Paul Mulligan Thompson | |
---|---|
Born |
Xingtai, Hebei, China |
February 10, 1931
Died | June 12, 2007 London, England |
(aged 76)
Citizenship | UK |
Known for | Reconstruction of the text of the Book of Shenzi |
Scientific career | |
Fields | Linguistics |
Institutions | School of Oriental and African Studies |
Doctoral advisor | Hellmut Wilhelm |
Paul Mulligan Thompson (10 February 1931 – 12 June 2007) was a British sinologist and pioneer in the field of Chinese computer applications.
Paul Thompson was born at Xingtai in Hebei province, China, where his Northern Irish parents worked as missionaries with the China Inland Mission. He attended the Chefoo School, a Christian boarding school at Yantai in Shandong province, until November 1942 when the staff and students were interned at the Temple Hill Japanese Internment Camp.
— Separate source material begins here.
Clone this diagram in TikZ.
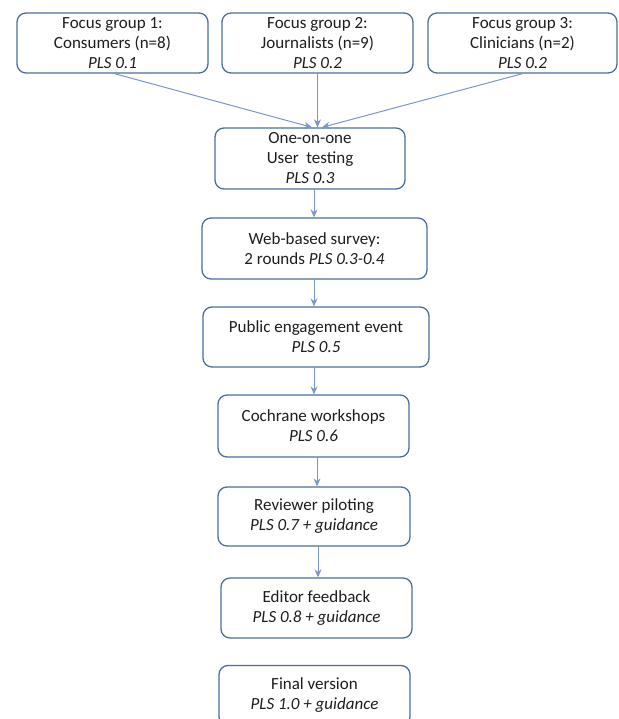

A few months later, in the summer of 1943, Thompson and his family were moved to the Weixian Internment Camp in Shandong (modern Weifang city), where they remained until liberated by American paratroopers in 1945. His family then moved back to Northern Ireland, and Thompson completed his schooling in Belfast.
After leaving school he travelled widely, and studied at the Free University of Amsterdam, the University of Minnesota at Minneapolis (where he married his wife, Marcia Cole, in 1952), and the U.S. Army Language School at Monterey, California, but he did not obtain a degree from any of these institutions. He also worked for several years as an interpreter in Japan and a teacher in Taiwan. In 1959 he was accepted into the University of Washington at Seattle, where he obtained a BA in 1960, and studied for his PhD on the lost book of Shenzi under Hellmut Wilhelm.
After receiving his PhD he taught at the University of Wisconsin from 1963 to 1970, and then in 1970 he was appointed to a position at the School of Oriental and African Studies (SOAS) in London, where he remained until his retirement in 1996. He was a key figure, together with D. C. Lau, Angus Graham and Sarah Allan, in making SOAS a world-renowned centre for the teaching of Chinese philosophy during the 1970s and 1980s.